Dapat disimpulkan dari pendapat beberapa ahli di atas bahwa kepuasan kerja merupakan suatu sikap yang

positif yang menyangkut penyesuaian diri yang sehat dari para karyawan terhadap kondisi dan situasi kerja,

termasuk di dalamnya upah , kondisi sosial, kondisi fisik dan kondisi psikologis.

Teori Pertentangan (Discrepancy Theory)

Teori pertentangan dari locke menyatakan bahwa kepuasan atau ketidakpuasan terhadap beberapa aspek dari

pekerjaan mencerminkan penimbangan dua nilai : 1. pertentangan yang dipersepsikan antara apa yang

diinginkan seseorang individu dengan apa yang diterima ; 2. pentingnya apa yang diinginkan bagi individu.

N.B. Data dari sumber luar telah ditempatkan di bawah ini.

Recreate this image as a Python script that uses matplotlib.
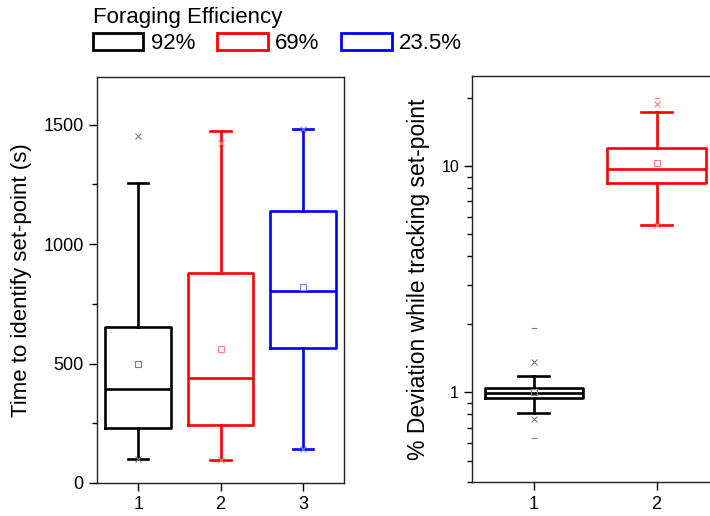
import matplotlib.pyplot as plt
from matplotlib.patches import Patch
from matplotlib.ticker import LogLocator, NullFormatter, FixedLocator

plt.rcParams['font.family'] = ['Liberation Sans', 'DejaVu Sans']

# ---- data ----
groups = ['92%', '69%', '23.5%']
colors = ['#000000', '#ff0000', '#0000ff']
light = ['#7f7f7f', '#ff7f7f', '#7f7fff']

# left panel: time to identify set-point (s)
t_pos = [1, 2, 3]
t_whislo = [100, 95, 142]
t_q1 = [229, 243, 565]
t_med = [392, 440, 804]
t_q3 = [653, 879, 1140]
t_whishi = [1255, 1474, 1481]
t_mean = [497, 561, 822]
t_min = [100, 95, 142]
t_max = [1452, 1422, 1481]

# right panel: % deviation while tracking set-point
d_pos = [1, 2]
d_whislo = [0.81, 5.5]
d_q1 = [0.944, 8.44]
d_med = [0.996, 9.7]
d_q3 = [1.045, 12.05]
d_whishi = [1.18, 17.4]
d_mean = [1.0, 10.4]
d_min = [0.76, 5.5]
d_max = [1.365, 18.8]
d_p1 = [0.63, None]
d_p99 = [1.92, 20.1]


def stats(lo, q1, med, q3, hi, mean):
    return [dict(whislo=a, q1=b, med=c, q3=d, whishi=e, mean=f, fliers=[])
            for a, b, c, d, e, f in zip(lo, q1, med, q3, hi, mean)]


def draw(ax, st, pos, n):
    for i in range(n):
        c = colors[i]
        ax.bxp([st[i]], positions=[pos[i]], widths=0.8, showmeans=True,
               boxprops=dict(color=c, lw=1.9),
               medianprops=dict(color=c, lw=1.9),
               whiskerprops=dict(color=c, lw=1.9),
               capprops=dict(color=c, lw=1.9),
               capwidths=0.25,
               meanprops=dict(marker='s', markersize=4.5, markerfacecolor='none',
                              markeredgecolor=light[i], markeredgewidth=0.8))


fig = plt.figure(figsize=(7.10, 5.16), dpi=100)

ax1 = fig.add_axes([0.1366, 0.064, 0.348, 0.787])
draw(ax1, stats(t_whislo, t_q1, t_med, t_q3, t_whishi, t_mean), t_pos, 3)
for i in range(3):
    ax1.plot([t_pos[i]] * 2, [t_min[i], t_max[i]], ls='none', marker='x',
             ms=5, mew=0.8, color=light[i])
ax1.set_xlim(0.5, 3.5)
ax1.set_ylim(0, 1700)
ax1.set_xticks(t_pos)
ax1.set_xticklabels(['1', '2', '3'])
ax1.yaxis.set_major_locator(FixedLocator([0, 500, 1000, 1500]))
ax1.yaxis.set_minor_locator(FixedLocator([250, 750, 1250]))
ax1.set_ylabel('Time to identify set-point (s)', fontsize=16, labelpad=8)

ax2 = fig.add_axes([0.6652, 0.065, 0.346, 0.787])
ax2.set_yscale('log')
draw(ax2, stats(d_whislo, d_q1, d_med, d_q3, d_whishi, d_mean), d_pos, 2)
for i in range(2):
    ax2.plot([d_pos[i]] * 2, [d_min[i], d_max[i]], ls='none', marker='x',
             ms=5, mew=0.8, color=light[i])
    for v in (d_p1[i], d_p99[i]):
        if v is not None:
            ax2.plot([d_pos[i]], [v], ls='none', marker='_', ms=5, mew=0.8,
                     color=light[i])
ax2.set_xlim(0.5, 2.5)
ax2.set_ylim(0.4, 25)
ax2.set_xticks(d_pos)
ax2.set_xticklabels(['1', '2'])
ax2.yaxis.set_major_locator(FixedLocator([1, 10]))
ax2.yaxis.set_major_formatter(plt.FixedFormatter(['1', '10']))
ax2.yaxis.set_minor_locator(LogLocator(base=10, subs=range(2, 10)))
ax2.yaxis.set_minor_formatter(NullFormatter())
ax2.set_ylabel('% Deviation while tracking set-point', fontsize=16.5, labelpad=8)

for ax in (ax1, ax2):
    for s in ax.spines.values():
        s.set_linewidth(1.0)
        s.set_color('#222222')
    ax.tick_params(which='major', direction='out', length=6, width=1,
                   labelsize=13, top=False, right=False)
    ax.tick_params(which='minor', direction='out', length=3.5, width=1,
                   top=False, right=False)
ax2.tick_params(axis='y', which='major', labelsize=11.5)

handles = [Patch(facecolor='white', edgecolor=c, lw=2) for c in colors]
leg = fig.legend(handles, groups, loc='upper left', bbox_to_anchor=(0.131, 0.986),
                 ncol=3, frameon=False, fontsize=16, title='Foraging Efficiency',
                 title_fontsize=16, alignment='left', handlelength=2.27,
                 handleheight=0.82, handletextpad=0.32, columnspacing=1.0,
                 borderpad=0.0, borderaxespad=0.0, labelspacing=0.2)

fig.savefig('out.png', dpi=100)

Menurut Locke seseorang individu akan merasa puas atau tidak puas merupakan sesuatu yang pribadi,

tergantung bagaimana ia mempersiapkan adanya kesesuaian atau pertentangan antara keinginan dan hasil

keluarnya.

Teori Model dari Kepuasan Bidang/ Bagian (Facet Satisfication)

Model Lawler dari kepuasan bidang berkaitan erat dengan teori keadilan dari Adams, menurut model Lawler

orang akan puas dengan bidang tertentu dari pekerjaan mereka jika jumlah dari bidang mereka persepsikan

harus mereka terima untuk melaksanakan kerja mereka sama dengan jumlah yang mereka persepsikan dari

yang secara aktual mereka terima. Jumlah dari bidang yang dipersepsikan orang sebagai sesuai tergantung dari

bagaimana orang mempersepsikan masukan pekerjaan, ciri-ciri pekerjaan,dan bagaimana mereka

mempersepsikan masukan dan keluaran dari orang lain yang dijadikan pembanding

.

Teori Proses-Bertentangan (Opponent-Proses Theory)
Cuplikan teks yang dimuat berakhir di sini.